Return precisely the span of lines from the top of the material below to the line containing "import numpy as np", both included. Pictures are excluded.

-------------------------

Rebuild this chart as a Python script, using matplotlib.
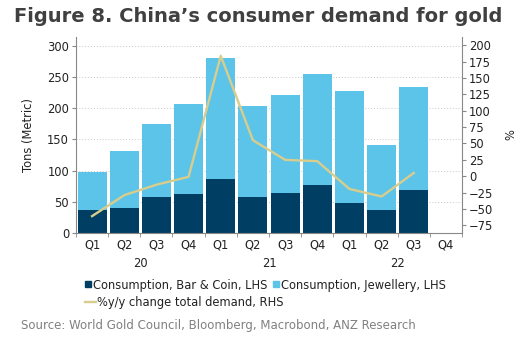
import matplotlib
matplotlib.use("Agg")
import matplotlib.pyplot as plt
from matplotlib.lines import Line2D
import numpy as np

quarters = ["Q1", "Q2", "Q3", "Q4", "Q1", "Q2", "Q3", "Q4", "Q1", "Q2", "Q3", "Q4"]
years = ["20", "21", "22"]
bar_coin = [37.5, 40, 57.5, 63, 86, 57.5, 64, 76.5, 48.5, 37.5, 69.5, np.nan]
jewellery = [60, 91, 117.5, 143.5, 194, 146, 156.5, 177.5, 178, 103, 164, np.nan]
yoy = [-61, -29, -13, -1, 184, 55, 25, 23, -19.5, -31, 5, np.nan]

dark = "#003f63"
light = "#5bc4e8"
gold = "#d8cd8c"
txt = "#222222"
fs = 8.3

plt.rcParams['font.family'] = ['DejaVu Sans']
fig = plt.figure(figsize=(5.23, 3.48), dpi=100)
ax = fig.add_axes([0.1453, 0.3305, 0.7381, 0.5632])
x = np.arange(len(quarters))
ax.bar(x, bar_coin, width=0.9, color=dark, zorder=2)
ax.bar(x, jewellery, bottom=bar_coin, width=0.9, color=light, zorder=2)
ax.set_xlim(-0.5, 11.5)
ax.set_ylim(0, 313.7)
ax.set_yticks(np.arange(0, 301, 50))
ax.yaxis.grid(True, linestyle=(0, (1, 2)), color="#c8c8c8", linewidth=0.7, zorder=0)
ax.set_axisbelow(True)
ax.set_xticks(x)
ax.set_xticklabels(quarters)
ax.set_xticks(np.arange(-0.5, 12, 1), minor=True)
ax.tick_params(axis="x", which="major", length=0, pad=4, labelsize=fs, colors=txt)
ax.tick_params(axis="x", which="minor", length=3, color="#888888", direction="out")
ax.tick_params(axis="y", length=3, color="#888888", labelsize=fs, labelcolor=txt, pad=2)
for s in ["top", "right"]:
    ax.spines[s].set_visible(False)
for s in ["left", "bottom"]:
    ax.spines[s].set_color("#888888")
    ax.spines[s].set_linewidth(0.8)
ax.set_ylabel("Tons (Metric)", fontsize=fs, color=txt, labelpad=9)

for i, yr in enumerate(years):
    ax.text(1.5 + 4 * i, -0.155, yr, transform=ax.get_xaxis_transform(),
            ha="center", va="center", fontsize=fs, color=txt)

ax2 = ax.twinx()
ax2.plot(x, yoy, color=gold, linewidth=1.7, zorder=3)
ax2.set_ylim(-86.8, 212.8)
ax2.set_yticks(np.arange(-75, 201, 25))
ax2.tick_params(axis="y", length=3, color="#888888", labelsize=fs, labelcolor=txt, pad=2)
for s in ["top", "left", "bottom"]:
    ax2.spines[s].set_visible(False)
ax2.spines["right"].set_color("#888888")
ax2.spines["right"].set_linewidth(0.8)
ax2.set_ylabel("%", fontsize=fs, color=txt, labelpad=8)

fig.text(0.027, 0.952, "Figure 8. China\u2019s consumer demand for gold",
         fontsize=14.0, fontweight="bold", color="#404040", ha="left", va="center")

h1 = [Line2D([], [], marker="s", linestyle="none", color=dark, markersize=4.5),
      Line2D([], [], marker="s", linestyle="none", color=light, markersize=4.5)]
fig.legend(h1, ["Consumption, Bar & Coin, LHS", "Consumption, Jewellery, LHS"],
           ncol=2, loc="center left", bbox_to_anchor=(0.163, 0.181), frameon=False,
           fontsize=fs, handlelength=0.5, handletextpad=0.15, columnspacing=0.55,
           borderpad=0, borderaxespad=0, labelcolor=txt)
h2 = [Line2D([], [], color=gold, linewidth=1.7)]
fig.legend(h2, ["%y/y change total demand, RHS"], loc="center left",
           bbox_to_anchor=(0.163, 0.130), frameon=False, fontsize=fs,
           handlelength=0.95, handletextpad=0.1, borderpad=0, borderaxespad=0,
           labelcolor=txt)

fig.text(0.04, 0.064, "Source: World Gold Council, Bloomberg, Macrobond, ANZ Research",
         fontsize=8.5, color="#808080", ha="left", va="center")

fig.savefig("out.png", dpi=100)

-------------------------

= OUTPUT =
Rebuild this chart as a Python script, using matplotlib.
import matplotlib
matplotlib.use("Agg")
import matplotlib.pyplot as plt
from matplotlib.lines import Line2D
import numpy as np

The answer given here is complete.